One account has Ward’s promoter Dan Goossen proposing an elimination between Green (who plodded to a victory over previously unbeaten Tarvis Simms on Oct. 2) and Edison Miranda (who beat Green in 2007, lost to Ward in May, subsequently joined Goossen-Tutor, and knocked out young Francisco Sierra in the first round Thursday in Lemoore, Calif.), but Miranda has lost four fights since he beat Green, two of them to Abraham, and is less proven at 168 pounds than Green.

Lucian Bute would be a better choice to replace Taylor, but if he were available, he’d have been in this field in the first place. As soon as Taylor announces his retirement, or that he can’t adhere to the Super Six schedule, he should be replaced by Green.

The way the points format in the tournament works, Green would sustain an immediate handicap, with one opportunity fewer than the others to score points in the first stage. But Green surely would welcome the opportunity. The Green-Taylor swap also might be a bit unfair to Arthur Abraham, even though he would retain the three points he earned the hard way Saturday by knocking out Taylor in the ring.
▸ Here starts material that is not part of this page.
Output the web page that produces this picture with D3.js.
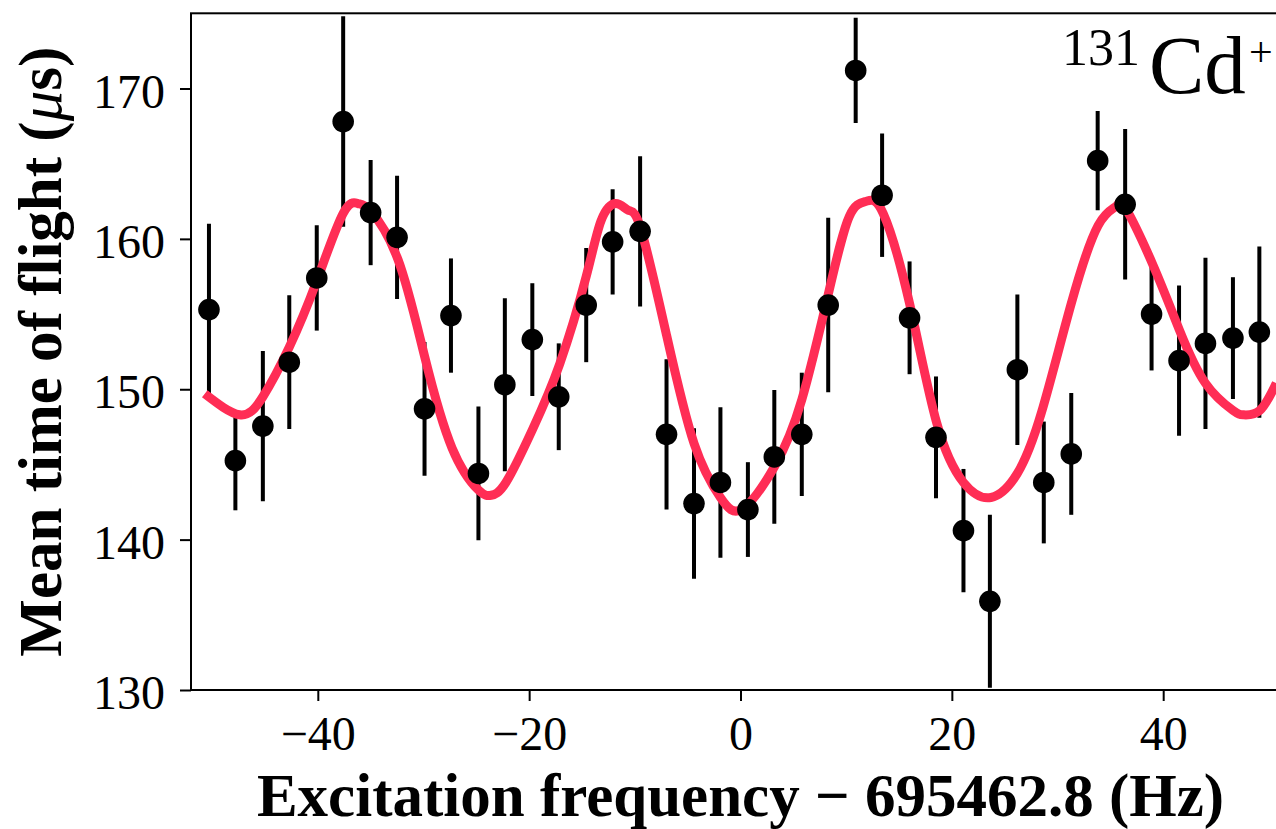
<!DOCTYPE html>
<html>
<head>
<meta charset="utf-8">
<script src="https://cdn.jsdelivr.net/npm/d3@7"></script>
<style>
  body { margin: 0; background: white; }
  svg { display: block; }
  .tick text { font-family: "Liberation Serif", serif; font-size: 48px; fill: black; }
  .tick line { stroke: black; stroke-width: 2; }
  .label { font-family: "Liberation Serif", serif; font-weight: bold; font-size: 61px; }
  .ion { font-family: "Liberation Serif", serif; }
</style>
</head>
<body>
<div id="chart"></div>
<script>
// Measured points (frequency offset in Hz, mean TOF in us, 1-sigma error)
const freq = [-50.3, -47.8, -45.2, -42.7, -40.1, -37.6, -35.0, -32.5, -29.9, -27.4,
              -24.8, -22.3, -19.7, -17.2, -14.6, -12.1, -9.5, -7.0, -4.4, -1.9,
              0.7, 3.2, 5.8, 8.3, 10.9, 13.4, 16.0, 18.5, 21.1, 23.6,
              26.2, 28.7, 31.3, 33.8, 36.4, 38.9, 41.5, 44.0, 46.6, 49.1, 51.7];
const tof = [155.3, 145.25, 147.55, 151.8, 157.4, 167.8, 161.75, 160.1, 148.7, 154.9,
             144.4, 150.3, 153.3, 149.5, 155.6, 159.8, 160.5, 147.0, 142.4, 143.8,
             142.0, 145.5, 147.0, 155.6, 171.2, 162.9, 154.75, 146.8, 140.6, 135.9,
             151.3, 143.8, 145.7, 165.2, 162.3, 155.0, 151.9, 153.05, 153.4, 153.8, 151.3];
const tofErr = [5.7, 3.3, 5.0, 4.45, 3.5, 7.0, 3.5, 4.1, 4.45, 3.8,
                4.45, 5.75, 3.75, 3.55, 3.8, 3.5, 5.0, 5.0, 5.0, 5.0,
                3.15, 4.45, 4.1, 5.8, 3.5, 4.1, 3.75, 4.05, 4.1, 5.75,
                5.0, 4.05, 4.05, 3.3, 5.0, 3.75, 5.0, 5.7, 4.05, 5.7, 4.5];

// Fit curve
const fitX = [-50.7, -47.4, -45.2, -42.7, -40.1, -37.6, -36.2, -35.0, -32.4, -29.9,
              -27.3, -24.8, -23.6, -22.2, -19.7, -17.1, -14.6, -13.2, -11.8, -10.6,
              -9.4, -7.0, -4.4, -1.9, 0.2, 3.25, 5.8, 8.4, 10.3, 11.9,
              13.5, 16.0, 18.55, 21.1, 23.7, 26.2, 28.5, 31.3, 33.85, 35.6,
              36.4, 38.95, 41.5, 44.0, 46.6, 47.6, 49.15, 50.7];
const fitY = [149.7, 148.3, 149.5, 152.8, 157.2, 161.7, 162.35, 161.85, 158.6, 152.2,
              146.1, 143.3, 142.95, 143.8, 147.3, 151.7, 157.5, 161.2, 162.35, 161.9,
              160.6, 153.6, 146.4, 142.8, 142.05, 144.9, 149.3, 156.6, 161.5, 162.5,
              161.7, 155.7, 147.8, 143.8, 142.8, 144.4, 148.5, 155.7, 160.9, 162.2,
              162.1, 158.4, 154.0, 150.4, 148.6, 148.3, 148.6, 150.4];

// Axis ticks
const xTicks = [-40, -20, 0, 20, 40];
const yTicks = [130, 140, 150, 160, 170];

const width = 1276, height = 829;
// axes box; the right spine falls just off the page
const boxLeft = 191, boxTop = 13.3, boxBottom = 690, boxRight = 1290;

const svg = d3.select('#chart').append('svg')
    .attr('width', width)
    .attr('height', height);

const x = d3.scaleLinear().domain([-52, 52]).range([boxLeft, boxRight]);
const y = d3.scaleLinear().domain([130, 175]).range([boxBottom, boxTop]);

// clip everything drawn inside the axes box
svg.append('clipPath').attr('id', 'plot-clip')
  .append('rect')
    .attr('x', boxLeft).attr('y', boxTop)
    .attr('width', boxRight - boxLeft).attr('height', boxBottom - boxTop);

const plot = svg.append('g').attr('clip-path', 'url(#plot-clip)');

const points = freq.map((f, i) => ({f: f, t: tof[i], e: tofErr[i]}));

// error bars first, then the fit, then the markers on top
plot.selectAll('line.err')
  .data(points)
  .join('line')
    .classed('err', true)
    .attr('x1', d => x(d.f)).attr('x2', d => x(d.f))
    .attr('y1', d => y(d.t - d.e)).attr('y2', d => y(d.t + d.e))
    .attr('stroke', 'black')
    .attr('stroke-width', 4);

const fit = fitX.map((v, i) => [v, fitY[i]]);
plot.append('path')
    .datum(fit)
    .attr('fill', 'none')
    .attr('stroke', '#ff2d55')
    .attr('stroke-width', 9)
    .attr('d', d3.line()
        .x(d => x(d[0]))
        .y(d => y(d[1]))
        .curve(d3.curveNatural));

plot.selectAll('circle.pt')
  .data(points)
  .join('circle')
    .classed('pt', true)
    .attr('cx', d => x(d.f))
    .attr('cy', d => y(d.t))
    .attr('r', 10.8)
    .attr('fill', 'black');

// axes
const xAxis = svg.append('g')
    .attr('transform', `translate(0,${boxBottom})`)
    .call(d3.axisBottom(x).tickValues(xTicks).tickSize(11)
        .tickFormat(d => d < 0 ? '\u2212' + Math.abs(d) : d));
xAxis.select('.domain').remove();
xAxis.selectAll('.tick text').attr('y', 60).attr('dy', 0);

const yAxis = svg.append('g')
    .attr('transform', `translate(${boxLeft},0)`)
    .call(d3.axisLeft(y).tickValues(yTicks).tickSize(11).tickPadding(15));
yAxis.select('.domain').remove();
yAxis.selectAll('.tick text').attr('dy', '0.39em');

// frame
svg.append('rect')
    .attr('x', boxLeft).attr('y', boxTop)
    .attr('width', boxRight - boxLeft).attr('height', boxBottom - boxTop)
    .attr('fill', 'none')
    .attr('stroke', 'black')
    .attr('stroke-width', 2);

// axis titles
svg.append('text')
    .attr('class', 'label')
    .attr('x', (boxLeft + boxRight) / 2)
    .attr('y', 816)
    .attr('text-anchor', 'middle')
    .text('Excitation frequency \u2212 695462.8 (Hz)');

const yLabel = svg.append('text')
    .attr('class', 'label')
    .attr('text-anchor', 'middle')
    .attr('transform', `translate(61,${(boxTop + boxBottom) / 2}) rotate(-90)`);
yLabel.append('tspan').text('Mean time of flight (');
yLabel.append('tspan').attr('font-style', 'italic').attr('font-weight', 'normal').text('\u03bc');
yLabel.append('tspan').text('s)');

// ion label in the corner, + squeezed in so it stays on the page
const ion = svg.append('g').attr('class', 'ion');
ion.append('text').attr('x', 1062).attr('y', 65).attr('font-size', 52).text('131');
ion.append('text').attr('x', 1149).attr('y', 93).attr('font-size', 83).text('Cd');
ion.append('text').attr('x', 1249).attr('y', 66).attr('font-size', 42).text('+');
</script>
</body>
</html>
But it would keep the tournament going without much of a hitch, considering Saturday’s damage, some of which Showtime executive Ken Hershman chooses not to acknowledge.

"The launch was great,” he said. “The production was great. Carl Froch sold more tickets than he had ever sold with over 10,000 people in Nottingham, and Arthur Abraham sold out his arena with over 14,000 people.”

Nottingham has been starved for someone to love ever since Robin Hood stopped taking from the rich and giving to the poor more than 500 years ago. Elsewhere, Froch slid Saturday from arguably the most lovable man in the tournament to least lovable with his boorish behavior and filthy fighting, even if he does have a hot girlfriend who mitigates some of the distaste he’s generating.

And the Super Six still has Ward and Mikkel Kessler (fighting each other Nov. 21 in Oakland) as well as Abraham – and Dirrell, don’t forget – to mitigate the early distaste the tournament has generated.

If Ward and Kessler fight a classic, and if the Taylor situation is handled well, the Super Six may yet fulfill its promise.

SUPER SIX FORMAT: Each boxer fights three bouts against different opponents in the field in the points-based Group Stage of competition (A win generates two points, with a one point bonus for a knockout or TKO; a loss earns no points; and a draw earns one). After the Group Stage, the four fighters with the highest point totals will advance to the single-elimination semifinals. The two winners of the semifinals will fight for the Super Six World Boxing Classic trophy.